The state teachers’ union, which had fought the release of the e-mails, praised the decision.
“It’s sound public policy, and we feel it really offers clarity around the public-records law,” said Christina Brey, a spokeswoman for the Wisconsin Education Association Council.
Michael D. Simpson, the assistant general counsel for the 3.2-million member National Education Association, also supported the decision.
“You have to look at the purpose of the [public-records] statutes, which are to create transparency and accountability for how the government functions,” he said. “There’s no public interest to be served by allowing the general public to read and review private e-mails.”
Such laws, however, vary by state, and the same case could have had a different outcome elsewhere, said Mr. Simpson.

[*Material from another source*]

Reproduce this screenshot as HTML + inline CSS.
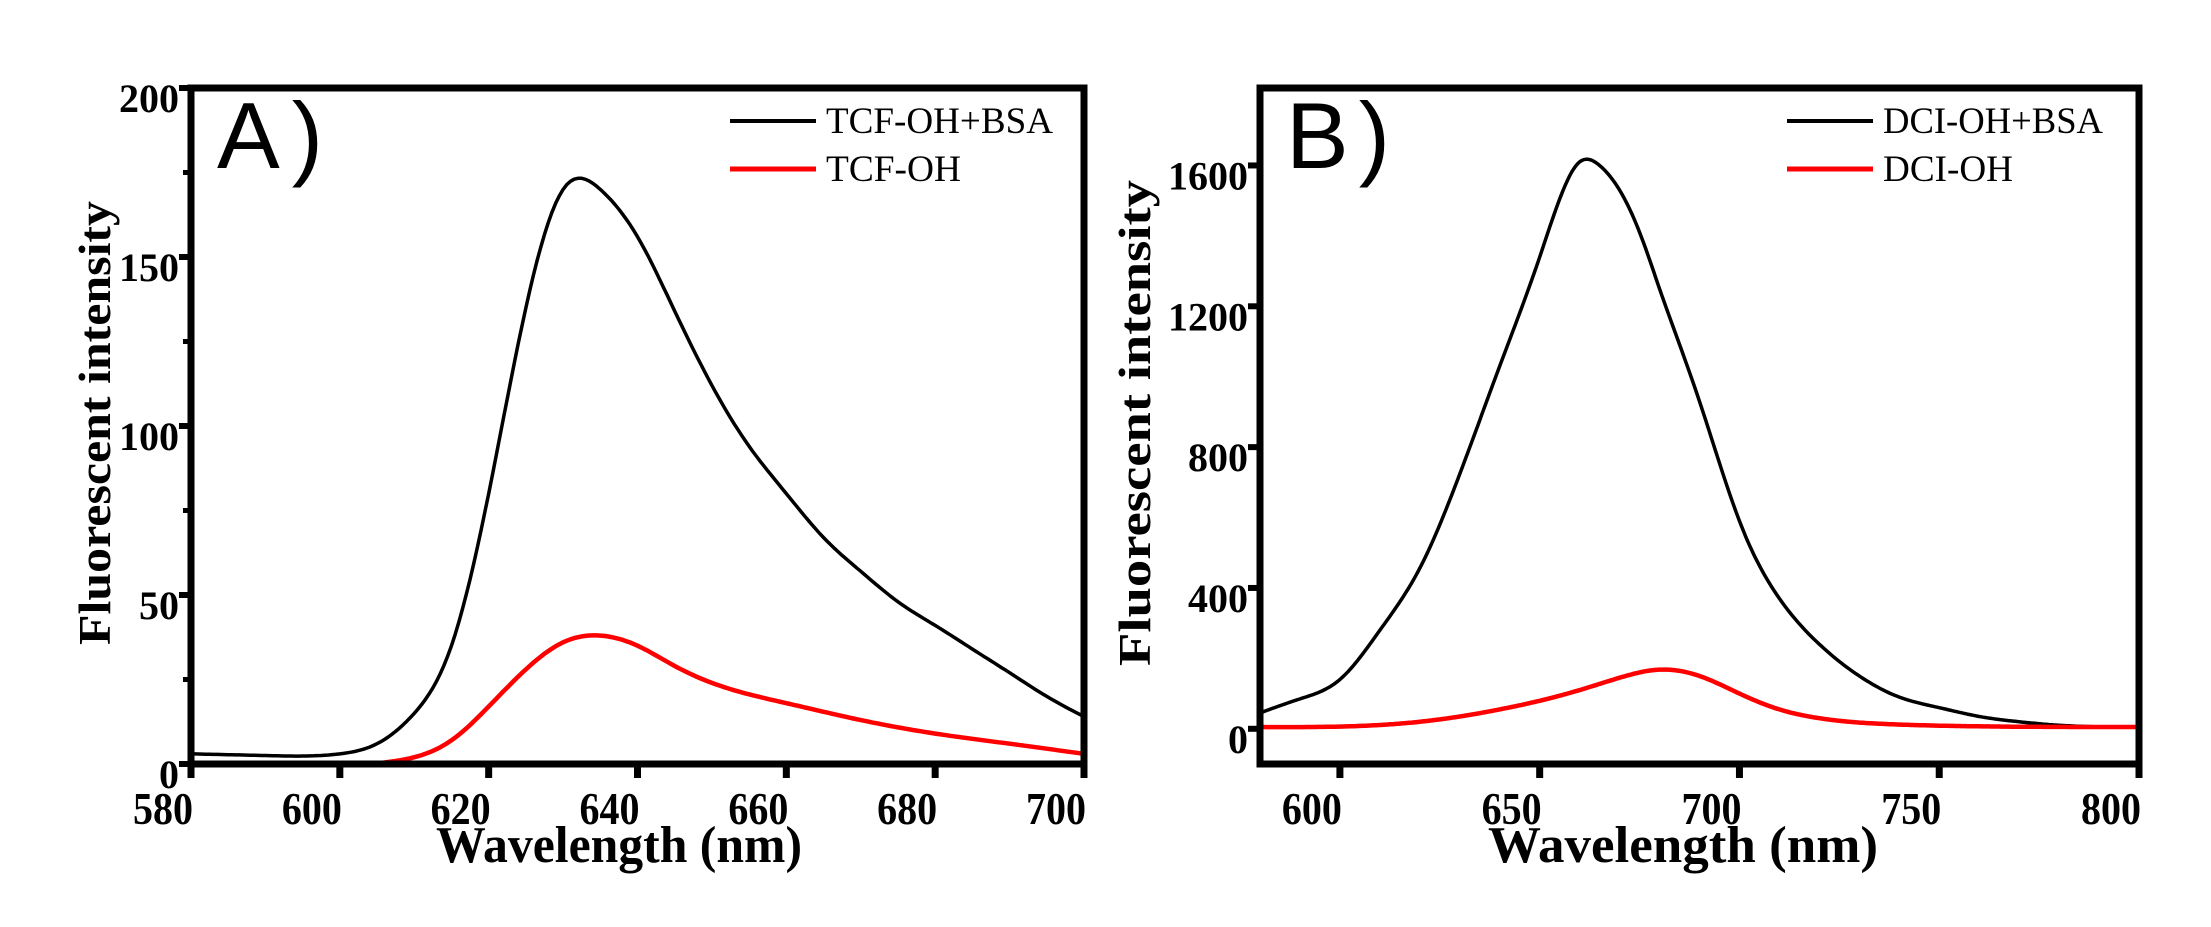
<!DOCTYPE html>
<html><head><meta charset="utf-8"><style>
html,body{margin:0;padding:0;background:#fff}
svg{display:block}
text{font-family:"Liberation Serif",serif}
</style></head><body>
<svg id="chart" width="2211" height="927" viewBox="0 0 2211 927" xmlns="http://www.w3.org/2000/svg"></svg>
<script>
// Panel A data
const aWave = [580,590,600,605,610,615,620,625,630,635,640,645,650,655,660,665,670,675,680,685,690,695,700];
const aBsa  = [3,2.5,3,6,15,35,80,135,170,170,156,134,112,94,80,67,57,48,41,34,27,20,14];
const aWave2 = [604,610,615,620,625,630,635,640,645,650,660,670,680,690,700];
const aFree  = [0,2,7,17,28,36,38,35,29,24,18,13,9,6,3];
const aXTicks = [580,600,620,640,660,680,700];
const aYTicks = [0,50,100,150,200];
// Panel B data
const bWave = [580,590,600,610,620,630,640,650,655,660,665,670,675,680,690,700,710,720,730,740,750,760,770,780,800];
const bBsa  = [45,85,140,280,456,724,1030,1340,1505,1610,1600,1530,1410,1250,930,590,370,240,150,90,60,35,20,10,5];
const bWave2 = [580,620,640,660,670,680,690,700,710,720,740,760,800];
const bFree  = [5,20,55,110,145,168,150,100,55,30,12,7,5];
const bXTicks = [600,650,700,750,800];
const bYTicks = [0,400,800,1200,1600];

const NS="http://www.w3.org/2000/svg";
const svg=document.getElementById('chart');
function mk(tag,attrs,parent){const e=document.createElementNS(NS,tag);for(const k in attrs)e.setAttribute(k,attrs[k]);(parent||svg).appendChild(e);return e;}
function spline(xs,ys){
  const n=xs.length,h=[],al=[0],l=[1],mu=[0],z=[0],c=new Array(n).fill(0),b=[],d=[];
  for(let i=0;i<n-1;i++)h.push(xs[i+1]-xs[i]);
  for(let i=1;i<n-1;i++)al.push(3/h[i]*(ys[i+1]-ys[i])-3/h[i-1]*(ys[i]-ys[i-1]));
  for(let i=1;i<n-1;i++){l[i]=2*(xs[i+1]-xs[i-1])-h[i-1]*mu[i-1];mu[i]=h[i]/l[i];z[i]=(al[i]-h[i-1]*z[i-1])/l[i];}
  for(let j=n-2;j>=0;j--){c[j]=z[j]-mu[j]*c[j+1];b[j]=(ys[j+1]-ys[j])/h[j]-h[j]*(c[j+1]+2*c[j])/3;d[j]=(c[j+1]-c[j])/(3*h[j]);}
  return x=>{let i=0;while(i<n-2&&x>xs[i+1])i++;const t=x-xs[i];return ys[i]+b[i]*t+c[i]*t*t+d[i]*t*t*t;};
}

function panel(cfg){
  const g=mk('g',{});
  
  
  const sx=v=>cfg.L+(v-cfg.x0)/(cfg.x1-cfg.x0)*(cfg.R-cfg.L);
  const sy=v=>cfg.B-(v-cfg.y0)/(cfg.y1-cfg.y0)*(cfg.B-cfg.T);
  cfg.series.forEach(s=>{
    const f=spline(s.x,s.y);const a=s.x[0],z=s.x[s.x.length-1];
    let d='';
    for(let x=a;x<=z+1e-6;x+=0.5){d+=(d?' L':'M')+sx(x).toFixed(1)+','+sy(f(x)).toFixed(1);}
    const p=mk('path',{d:d,fill:'none',stroke:s.color,'stroke-width':s.w,'stroke-linejoin':'round'},g);
    
    
  });
  const f=mk('rect',{x:cfg.L,y:cfg.T,width:cfg.R-cfg.L,height:cfg.B-cfg.T,fill:'none',stroke:'#000','stroke-width':7},g);
  
  
  cfg.xt.forEach(v=>{
    const x=sx(v);
    const t=mk('line',{x1:x,x2:x,y1:cfg.B,y2:cfg.B+14,stroke:'#000','stroke-width':7},g);
    
    
    const l=mk('text',{x:x+2,y:cfg.B+60,'text-anchor':'end','font-size':46,'font-weight':'bold',textLength:cfg.xlw,lengthAdjust:'spacingAndGlyphs'},g);
    l.textContent=String(v);
    
    
  });
  cfg.yt.forEach(v=>{
    const y=sy(v);
    const t=mk('line',{x1:cfg.L-12,x2:cfg.L,y1:y,y2:y,stroke:'#000','stroke-width':6},g);
    
    
    const l=mk('text',{x:cfg.L-12,y:y+24,'text-anchor':'end','font-size':40,'font-weight':'bold'},g);
    l.textContent=String(v);
    
    
  });
  if(cfg.minor){cfg.minor.forEach(v=>{const y=sy(v);const t=mk('line',{x1:cfg.L-8,x2:cfg.L,y1:y,y2:y,stroke:'#000','stroke-width':5},g);});}
  const xt=mk('text',{x:cfg.xtx,y:862,'font-size':52,'font-weight':'bold',textLength:cfg.xtw,lengthAdjust:'spacingAndGlyphs'},g);
  xt.textContent='Wavelength (nm)';
  
  
  const yt=mk('text',{x:0,y:0,'font-size':46,'font-weight':'bold','text-anchor':'middle',textLength:cfg.ytl,lengthAdjust:'spacingAndGlyphs',transform:'translate('+cfg.ytx+',423) rotate(-90)'},g);
  yt.textContent='Fluorescent intensity';
  
  
  const pl=mk('text',{x:cfg.L+26,y:cfg.T+80,'font-size':94,style:'font-family:"Liberation Sans",sans-serif',textLength:cfg.plw,lengthAdjust:'spacing'},g);
  pl.textContent=cfg.label;
  
  
  cfg.leg.forEach((e,i)=>{
    const y=121+i*48;
    const ln=mk('line',{x1:cfg.lx,x2:cfg.lx+86,y1:y,y2:y,stroke:e.color,'stroke-width':e.w},g);
    
    
    const tx=mk('text',{x:cfg.lx+96,y:y+12,'font-size':37,textLength:e.tw,lengthAdjust:'spacingAndGlyphs'},g);
    tx.textContent=e.text;
    
    
  });
}

panel({name:'panel-a',L:191,R:1084,T:88,B:764,x0:580,x1:700,y0:0,y1:200,xt:aXTicks,yt:aYTicks,minor:[25,75,125,175],xlw:60,
  series:[{id:'tcf-oh-bsa-line',x:aWave,y:aBsa,color:'#000',w:3.5},{id:'tcf-oh-line',x:aWave2,y:aFree,color:'#ff0000',w:4.5}],
  xtx:436,xtw:366,ytx:110,ytl:444,label:'A)',plw:106,lx:730,
  leg:[{text:'TCF-OH+BSA',color:'#000',w:4,tw:227},{text:'TCF-OH',color:'#ff0000',w:5,tw:135}]});
panel({name:'panel-b',L:1260,R:2139,T:88,B:764,x0:580,x1:800,y0:-100,y1:1820,xt:bXTicks,yt:bYTicks,xlw:60,
  series:[{id:'dci-oh-bsa-line',x:bWave,y:bBsa,color:'#000',w:3.5},{id:'dci-oh-line',x:bWave2,y:bFree,color:'#ff0000',w:4.5}],
  xtx:1488,xtw:390,ytx:1150,ytl:486,label:'B)',plw:104,lx:1787,
  leg:[{text:'DCI-OH+BSA',color:'#000',w:4,tw:220},{text:'DCI-OH',color:'#ff0000',w:5,tw:130}]});
</script>
</body></html>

For instance, in Massachusetts in 2008, a lower court ruled that e-mails sent on government computers are considered part of the public record, resulting in the release of messages allegedly suggesting an inappropriate relationship between a principal and a teacher.
“It was a very important warning to all public employees to exercise extraordinary caution and not put something in an e-mail unless they’re prepared to see it in public,” said Glenn Koocher, the executive director of the Massachusetts Association of School Committees.
‘Fishing Expedition’
The Wisconsin case grew out of a public-records request by a local resident for all e-mails sent and received on school computers by five teachers in the Wisconsin Rapids school district for about a six-week period in 2007. The district permits teachers to use school computers for personal e-mail.

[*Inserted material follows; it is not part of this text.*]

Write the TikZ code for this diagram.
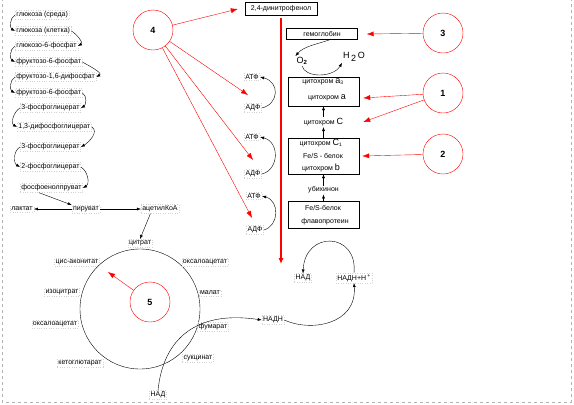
\documentclass[tikz,border=0pt]{standalone}
\usepackage{fontspec}
\setmainfont{Liberation Sans}
\usetikzlibrary{arrows.meta, positioning, calc}
\tikzset{%
	lbl/.style={inner sep=1.2pt, font=\fontsize{7}{8}\selectfont, draw=gray!35, dotted},
	txt/.style={inner sep=1pt, font=\fontsize{7}{8}\selectfont},
	num/.style={draw=red, circle, minimum size=40pt, inner sep=0pt, fill=white,%
		font=\fontsize{9}{10}\selectfont\bfseries},
	cbox/.style={draw, rectangle, inner sep=0pt, minimum width=71pt},
	cyc/.style={-{Latex[length=4pt,width=3pt]}},
	redarr/.style={red, -{Latex[length=7pt,width=5pt]}},
	membr/.style={red, line width=1.1pt, -{Latex[length=6pt,width=5pt]}},
	frame/.style={draw=gray!60, dashed}
}
\newcommand{\cytl}[1]{{\fontsize{9}{9}\selectfont #1}}

\begin{document}
\begin{tikzpicture}[x=1pt, y=-1pt]
	\useasboundingbox (0,0) rectangle (574,405);
	\draw[frame] (2,-2) -- (2,402) -- (571,402) -- (571,-2);

	% glycolysis
	\node[lbl, anchor=west] (glcout) at (15,15) {глюкоза (среда)};
	\node[lbl, anchor=west] (glcin) at (15,31) {глюкоза (клетка)};
	\node[lbl, anchor=west] (g6p) at (15,46) {глюкозо-6-фосфат};
	\node[lbl, anchor=west] (f6p) at (15,62) {фруктозо-6-фосфат};
	\node[lbl, anchor=west] (fbp) at (15,77) {фруктозо-1,6-дифосфат};
	\node[lbl, anchor=west] (f6pb) at (15,93) {фруктозо-6-фосфат};
	\node[lbl, anchor=west] (pga3) at (20,108) {3-фосфоглицерат};
	\node[lbl, anchor=west] (bpg) at (17,127) {1,3-дифосфоглицерат};
	\node[lbl, anchor=west] (pga3b) at (20,147) {3-фосфоглицерат};
	\node[lbl, anchor=west] (pga2) at (20,167) {2-фосфоглицерат};
	\node[lbl, anchor=west] (pep) at (20,188) {фосфоенолпруват};
	\node[lbl] (pyr) at (86,209) {пируват};
	\node[lbl] (lac) at (22,209) {лактат};
	\node[lbl] (acoa) at (160,209) {ацетилКоА};
	\node[lbl] (cit) at (140,243) {цитрат};

	\draw[cyc] (glcout.west) to[out=210, in=150] (glcin.west);
	\draw[cyc] (glcin.east) to[out=-30, in=30] (g6p.east);
	\draw[cyc] (g6p.west) to[out=210, in=150] (f6p.west);
	\draw[cyc] (f6p.east) to[out=-30, in=30] (fbp.east);
	\draw[cyc] (fbp.west) to[out=210, in=150] (f6pb.west);
	\draw[cyc] (f6pb.east) to[out=-30, in=30] (pga3.east);
	\draw[cyc] (pga3.west) to[out=210, in=150] (bpg.west);
	\draw[cyc] (bpg.east) to[out=-30, in=30] (pga3b.east);
	\draw[cyc] (pga3b.west) to[out=210, in=150] (pga2.west);
	\draw[cyc] (pga2.east) to[out=-30, in=30] (pep.east);
	\draw[cyc] ($(pep.south west)!0.3!(pep.south east)$) -- (pyr.north west);
	\draw[cyc] (pyr.west) -- (lac.east);
	\draw[cyc] (pyr.east) -- (acoa.west);
	\draw[cyc] ($(acoa.south west)!0.25!(acoa.south east)$) -- (cit.north);

	% krebs cycle
	\node[draw, circle, minimum size=120pt, inner sep=0pt] (krebs) at (140,309) {};
	\node[lbl] (cisacon) at (77,262) {цис-аконитат};
	\node[lbl] (isocit) at (62,292) {изоцитрат};
	\node[lbl] (oaal) at (55,324) {оксалоацетат};
	\node[lbl] (akg) at (80,363) {кетоглютарат};
	\node[lbl] (oaar) at (205,262) {оксалоацетат};
	\node[lbl] (mal) at (210,293) {малат};
	\node[lbl] (fum) at (213,327) {фумарат};
	\node[lbl] (succ) at (198,358) {сукцинат};
	\node[lbl] (nad1) at (158,395) {НАД};
	\node[num] (n5) at (150,302) {5};
	\coordinate (c5tip) at (108,272);
	\draw[redarr] (n5) -- (c5tip);

	% NAD cycle
	\node[lbl] (nadh) at (273,320) {НАДН};
	\node[lbl] (nad2) at (303,278) {НАД};
	\node[lbl] (nadhh) at (354,278) {НАДН+Н\,\textsuperscript{+}};
	\draw[cyc] (nad1.north) .. controls (163,340) and (195,310) .. (nadh.west);
	\draw[cyc] (nadh.east) .. controls (310,332) and (357,325) .. (nadhh.south);
	\draw[cyc] (nadhh.north) .. controls (358,232) and (305,230) .. (nad2.north);

	% membrane
	\node[draw, rectangle, txt, minimum width=72pt, minimum height=13pt] (dnp) at (281,9) {2,4-динитрофенол};
	\coordinate (mtop) at (281,18);
	\coordinate (mbot) at (281,264);
	\draw[membr] (mtop) -- (mbot);

	\node[lbl] (atp1) at (252,77) {АТФ};
	\node[lbl] (adp1) at (253,108) {АДФ};
	\node[lbl] (atp2) at (252,137) {АТФ};
	\node[lbl] (adp2) at (253,174) {АДФ};
	\node[lbl] (atp3) at (254,196) {АТФ};
	\node[lbl] (adp3) at (255,230) {АДФ};
	\draw[cyc] (adp1.east) .. controls (279,104) and (280,82) .. (atp1.east);
	\draw[cyc] (adp2.east) .. controls (279,170) and (280,142) .. (atp2.east);
	\draw[cyc] (adp3.east) .. controls (279,226) and (280,201) .. (atp3.east);

	% respiratory chain
	\node[cbox, minimum height=11pt, txt] (hb) at (322,34) {гемоглобин};
	\node[inner sep=1pt, font=\fontsize{9}{10}\selectfont] (o2) at (302,61) {O\textsubscript{\bfseries 2}};
	\node[inner sep=1pt, font=\fontsize{9}{10}\selectfont] (h2o) at (354,57) {H\,\raisebox{-3pt}{2}\,O};
	\draw[cyc] ([xshift=8pt]hb.south) .. controls (318,44) and (304,46) .. (o2.north west);
	\draw[cyc] (o2.south) .. controls (305,78) and (333,78) .. (h2o.south west);

	\node[cbox, minimum height=29pt] (ox) at (323.5,91.5) {};
	\node[txt] (cyta3) at (323,82) {цитохром \cytl{a}\textsubscript{3}};
	\node[txt] (cyta) at (327,98) {цитохром \cytl{a}};
	\node[txt] (cytc) at (323.5,122) {цитохром \cytl{C}};
	\node[cbox, minimum height=36pt] (bc1) at (323.5,156) {};
	\node[txt] (cytc1) at (321,143) {цитохром \cytl{C}\textsubscript{1}};
	\node[txt] (fes1) at (323,156) {Fe/S - белок};
	\node[txt] (cytb) at (321,168) {цитохром \cytl{b}};
	\node[txt] (ubq) at (323.5,190) {убихинон};
	\node[cbox, minimum height=27pt] (fp) at (323.5,214.5) {};
	\node[txt] (fes2) at (323,208) {Fe/S-белок};
	\node[txt] (flav) at (325,222) {флавопротеин};

	\draw[cyc] (fp.north) -- (ubq.south);
	\draw[cyc] (ubq.north) -- (bc1.south);
	\draw[cyc] (bc1.north) -- (cytc.south);
	\draw[cyc] (cytc.north) -- (ox.south);

	% numbered marks
	\node[num] (n4) at (153,30) {4};
	\node[num] (n3) at (443,33) {3};
	\node[num] (n1) at (443,93) {1};
	\node[num] (n2) at (443,154) {2};
	\coordinate (p1) at (248,95);
	\coordinate (p2) at (253,160);
	\coordinate (p3) at (252,218);
	\draw[redarr] (n4) -- ([xshift=-7pt]dnp.west);
	\draw[redarr] (n4) -- (p1);
	\draw[redarr] (n4) -- (p2);
	\draw[redarr] (n4) -- (p3);
	\draw[redarr] (n3) -- ([xshift=9pt]hb.east);
	\draw[redarr] (n1) -- ([xshift=4pt]ox.east |- cyta);
	\draw[redarr] (n1) -- ([xshift=4pt]ox.east |- cytc);
	\draw[redarr] (n2) -- ([xshift=3pt]bc1.east);
\end{tikzpicture}
\end{document}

Don Bubolz acknowledged in court proceedings that he was on a “fishing expedition” to examine whether teachers were using e-mail inappropriately when he requested the information.
The teachers did not object to disclosing work-related e-mails, but they sought an injunction to bar the district from disclosing their personal messages. A state trial court held that the teachers’ personal e-mails were public records.

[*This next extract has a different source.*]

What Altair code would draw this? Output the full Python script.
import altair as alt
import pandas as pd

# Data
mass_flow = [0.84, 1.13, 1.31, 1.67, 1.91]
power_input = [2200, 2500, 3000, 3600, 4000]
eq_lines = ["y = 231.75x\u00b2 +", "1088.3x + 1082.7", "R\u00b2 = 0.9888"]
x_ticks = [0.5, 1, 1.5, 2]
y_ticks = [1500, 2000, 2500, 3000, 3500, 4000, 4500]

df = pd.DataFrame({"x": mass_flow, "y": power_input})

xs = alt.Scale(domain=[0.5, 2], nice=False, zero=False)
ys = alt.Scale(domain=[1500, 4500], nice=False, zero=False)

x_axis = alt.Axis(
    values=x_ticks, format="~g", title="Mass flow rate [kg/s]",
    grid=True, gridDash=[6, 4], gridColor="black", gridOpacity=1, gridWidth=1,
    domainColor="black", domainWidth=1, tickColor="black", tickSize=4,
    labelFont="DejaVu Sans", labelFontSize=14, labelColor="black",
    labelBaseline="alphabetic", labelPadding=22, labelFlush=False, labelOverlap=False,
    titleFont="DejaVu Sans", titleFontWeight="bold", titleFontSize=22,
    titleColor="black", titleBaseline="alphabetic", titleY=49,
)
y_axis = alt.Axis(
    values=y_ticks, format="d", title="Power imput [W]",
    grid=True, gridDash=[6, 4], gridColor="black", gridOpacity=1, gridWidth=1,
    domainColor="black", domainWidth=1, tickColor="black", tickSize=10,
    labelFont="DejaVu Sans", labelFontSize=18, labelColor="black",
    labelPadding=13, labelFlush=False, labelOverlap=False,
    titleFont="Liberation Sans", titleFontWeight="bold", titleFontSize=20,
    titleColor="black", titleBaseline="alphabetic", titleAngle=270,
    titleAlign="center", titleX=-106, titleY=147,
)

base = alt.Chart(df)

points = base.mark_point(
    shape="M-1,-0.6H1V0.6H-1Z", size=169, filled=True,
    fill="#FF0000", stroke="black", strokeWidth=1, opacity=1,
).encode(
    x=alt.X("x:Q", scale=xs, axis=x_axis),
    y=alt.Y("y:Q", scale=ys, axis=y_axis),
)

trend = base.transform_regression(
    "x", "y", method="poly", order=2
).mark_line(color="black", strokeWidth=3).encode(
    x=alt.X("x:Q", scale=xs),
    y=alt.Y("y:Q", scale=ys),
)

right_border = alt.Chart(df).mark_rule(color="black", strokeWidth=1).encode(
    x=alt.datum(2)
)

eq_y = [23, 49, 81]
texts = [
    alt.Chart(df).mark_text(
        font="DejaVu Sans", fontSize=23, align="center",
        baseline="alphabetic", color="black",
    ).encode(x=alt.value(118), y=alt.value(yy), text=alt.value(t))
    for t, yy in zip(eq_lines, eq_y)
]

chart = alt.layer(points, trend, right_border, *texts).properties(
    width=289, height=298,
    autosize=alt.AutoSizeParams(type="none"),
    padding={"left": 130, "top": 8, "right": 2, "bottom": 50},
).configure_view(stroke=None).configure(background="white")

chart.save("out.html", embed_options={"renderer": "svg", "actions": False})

But in the July 16 ruling in Schill v. Wisconsin Rapids School District, the state’s highest court voted 5-2 to reverse that decision. The majority issued three separate opinions that offered slight distinctions in reasoning.
In a plurality opinion joined by two other justices, Chief Justice Abrahamson noted that the state’s public-records law was adopted in 1983, long before e-mail was in widespread use in the workplace.
But most other states’ courts that have considered the issue have also ruled that personal e-mail messages of government employees should be exempt from public-records laws.
Critics Question Ruling
Justice Patience Drake Roggensack, in a dissent joined by one other justice, said the exception for personal e-mails “prevents the public from discovering what public employees are doing during the workday, in the workplace, using equipment purchased with public funds. In so doing, the court contravenes Wisconsin’s long history of transparency in and public access to actions of government employees.”
Mr. Bubolz said he thought the ruling would limit the public’s ability to know whether teachers are wasting time during the workday sending personal e-mail messages.
“I know it’s going to make it difficult to come up with more information in the future,” he said of the ruling.”
Private e-mails could still be made public if they are evidence in a disciplinary hearing or to investigate the misuse of government resources, the chief justice said. The opinion does allow for the public to get some information about personal e-mails, such as how many were sent and at what time.
Still, members of the public will not be able to find out whether public employees are engaging in illegal activity such as campaigning while at work, said Bob Dreps, a lawyer representing news-media organizations that had argued the e-mails should be made public.
The Associated Press, the Wisconsin Freedom of Information Council, the Wisconsin Broadcasters Association, the Wisconsin Newspapers Association, the Milwaukee Journal Sentinel, and Journal Broadcast Group had filed a brief calling for the e-mails to be released.
Mr. Dreps said the decision points to the need for the legislature to update the public-records law to address e-mail and other records not contemplated 30 years ago.